The administration accused the left-wing Antifa, an anarchist group based in Oregon. Attorney General William Barr named Antifa in a statement, and President Trump tweeted that the US will designate Antifa a terrorist organization. However, other officials, like the mayor of Minneapolis pointed to white supremacist groups.

Meanwhile in Minneapolis, where the video of a police officer's torture of George Floyd and his resulting death sparked the nationwide protests and rioting, terrorism of another kind-- horror on wheels as a tanker truck barreled toward protestors on a closed highway.

One witness sobbed as she explained what she saw.

"It's been awesome to see everybody come out, taking a knee for George Floyd.

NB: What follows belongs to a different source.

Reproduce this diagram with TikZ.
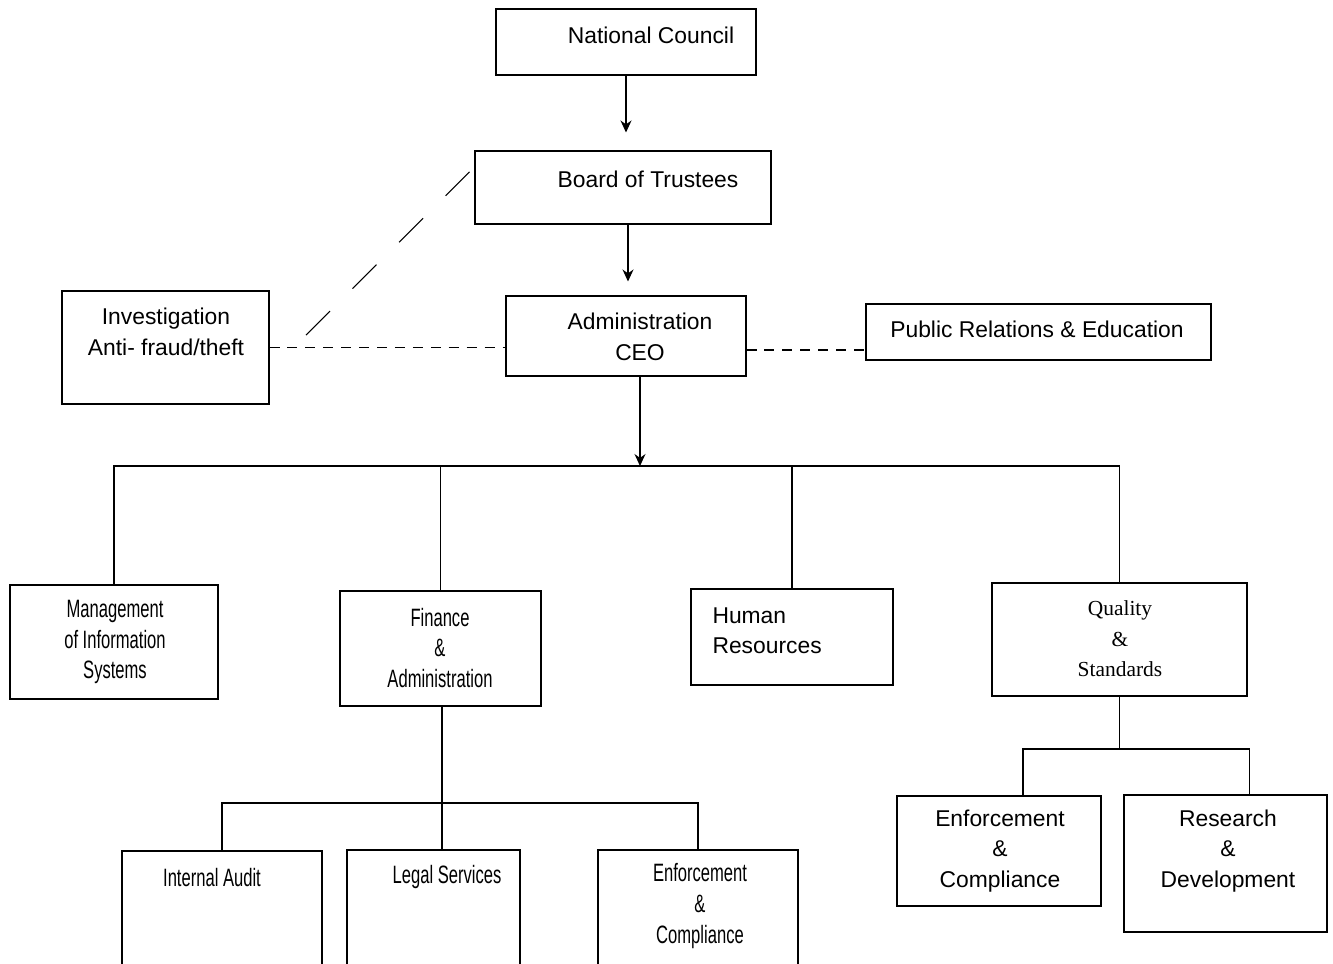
\documentclass[tikz,border=0pt]{standalone}
\usepackage{fontspec}
\setmainfont{Liberation Sans}
\newfontfamily\narrowfont[FakeStretch=0.66]{Liberation Sans}
\newfontfamily\seriffont{Liberation Serif}
\usetikzlibrary{positioning,arrows.meta,fit,calc}
\tikzset{
unitnode/.style={rectangle, draw=black, line width=0.6pt, inner sep=0pt},
labelnode/.style={font=\fontsize{13}{17.3}\selectfont, inner sep=0pt, align=center},
narrownode/.style={font=\narrowfont\fontsize{14.3}{17.5}\selectfont, inner sep=0pt, align=center},
serifnode/.style={font=\seriffont\fontsize{12.2}{17.3}\selectfont, inner sep=0pt, align=center},
dashlink/.style={line width=0.6pt, dash pattern=on 5.7pt off 4.5pt},
diaglink/.style={line width=0.6pt, dash pattern=on 19.3pt off 18.1pt},
>={Stealth[width=2.2mm,length=2.4mm]}
}

\begin{document}
\begin{tikzpicture}[x=0.02cm, y=-0.02cm, line width=0.6pt]
\useasboundingbox (0,0) rectangle (1333,964);

%Top levels
\node[unitnode, fit={(496,9) (756,75)}] (council) {};
\node[labelnode] (councilText) at(651,35) {National Council};
\node[unitnode, fit={(475,151) (771,224)}] (trustees) {};
\node[labelnode] (trusteesText) at(648,179) {Board of Trustees};
\node[unitnode, fit={(506,296) (746,376)}] (ceo) {};
\node[labelnode] (ceoText) at(640,337) {Administration\\CEO};

%Side units
\node[unitnode, fit={(62,291) (269,404)}] (fraud) {};
\node[labelnode] (fraudText) at(166,332) {Investigation\\Anti- fraud/theft};
\node[unitnode, fit={(866,304) (1211,360)}] (relations) {};
\node[labelnode] (relationsText) at(1037,329) {Public Relations \& Education};

%Departments
\node[unitnode, fit={(10,585) (218,699)}] (mis) {};
\node[narrownode] (misText) at(115,642) {Management\\of Information\\Systems};
\node[unitnode, fit={(340,591) (541,706)}] (finance) {};
\node[narrownode] (financeText) at(440,648) {Finance\\\&\\Administration};
\node[unitnode, fit={(691,589) (893,685)}] (hr) {};
\node[labelnode, align=left, anchor=west] (hrText) at(712,631) {Human\\Resources};
\node[unitnode, fit={(992,583) (1247,696)}] (quality) {};
\node[serifnode] (qualityText) at(1120,639) {Quality\\\&\\Standards};

%Finance sections
\node[unitnode, fit={(122,851) (322,985)}] (audit) {};
\node[narrownode] (auditText) at(212,878) {Internal Audit};
\node[unitnode, fit={(347,850) (520,985)}] (legal) {};
\node[narrownode] (legalText) at(447,877) {Legal Services};
\node[unitnode, fit={(598,850) (798,985)}] (enforceFin) {};
\node[narrownode] (enforceFinText) at(700,906) {Enforcement\\\&\\Compliance};

%Quality sections
\node[unitnode, fit={(897,796) (1101,906)}] (enforceQual) {};
\node[labelnode] (enforceQualText) at(1000,851) {Enforcement\\\&\\Compliance};
\node[unitnode, fit={(1124,795) (1327,932)}] (research) {};
\node[labelnode] (researchText) at(1228,851) {Research\\\&\\Development};

\coordinate (busTop) at(640,466);
\coordinate (busFin) at(442,803);
\coordinate (busQual) at(1120,749);
\coordinate (diagFoot) at(306,335);

\draw[->, shorten >=0.36cm] (council.south) -- (council.south |- trustees.north);
\draw[->, shorten >=0.28cm] ([xshift=0.1cm]trustees.south) -- ([xshift=0.1cm]trustees.south |- ceo.north);
\draw[->] (ceo.south -| busTop) -- (busTop);

% dashed links
\draw[dashlink] (fraud.east) -- (fraud.east -| ceo.west);
\draw[dashlink] ([yshift=-0.28cm]ceo.east) -- ([yshift=-0.28cm]ceo.east -| relations.west);
\draw[diaglink] (diagFoot) -- ([yshift=0.41cm]trustees.west);

%Department bus
\draw (mis.north) -- (mis.north |- busTop) -- (quality.north |- busTop) -- (quality.north);
\draw (finance.north) -- (finance.north |- busTop);
\draw (hr.north) -- (hr.north |- busTop);

\draw (finance.south -| busFin) -- (legal.north -| busFin);
\draw (audit.north) -- (audit.north |- busFin) -- (enforceFin.north |- busFin) -- (enforceFin.north);

\draw (quality.south) -- (quality.south |- busQual);
\draw ([xshift=0.48cm]enforceQual.north) |- (busQual) -| ([xshift=0.48cm]research.north);
\end{tikzpicture}
\end{document}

And to see a semi-truck, come barreling through, trying to kill people, I don't understand," she said. 

Miraculously, there were no injuries reported. The truck driver was taken into police custody.

Some acts of kindness were seen during several peaceful protests on Sunday -- like a Florida state trooper in riot gear, hugging a woman who thanked him for putting his safety on the line to restore law and order.

As they embraced the woman told him, "I don't want no one to be hurt. Don't hurt them no more. I love you, man."

Meanwhile, Minnesota Attorney General Keith Ellison has taken over the case against the police officers. One has been charged with third-degree murder and they’re considering charges against three others.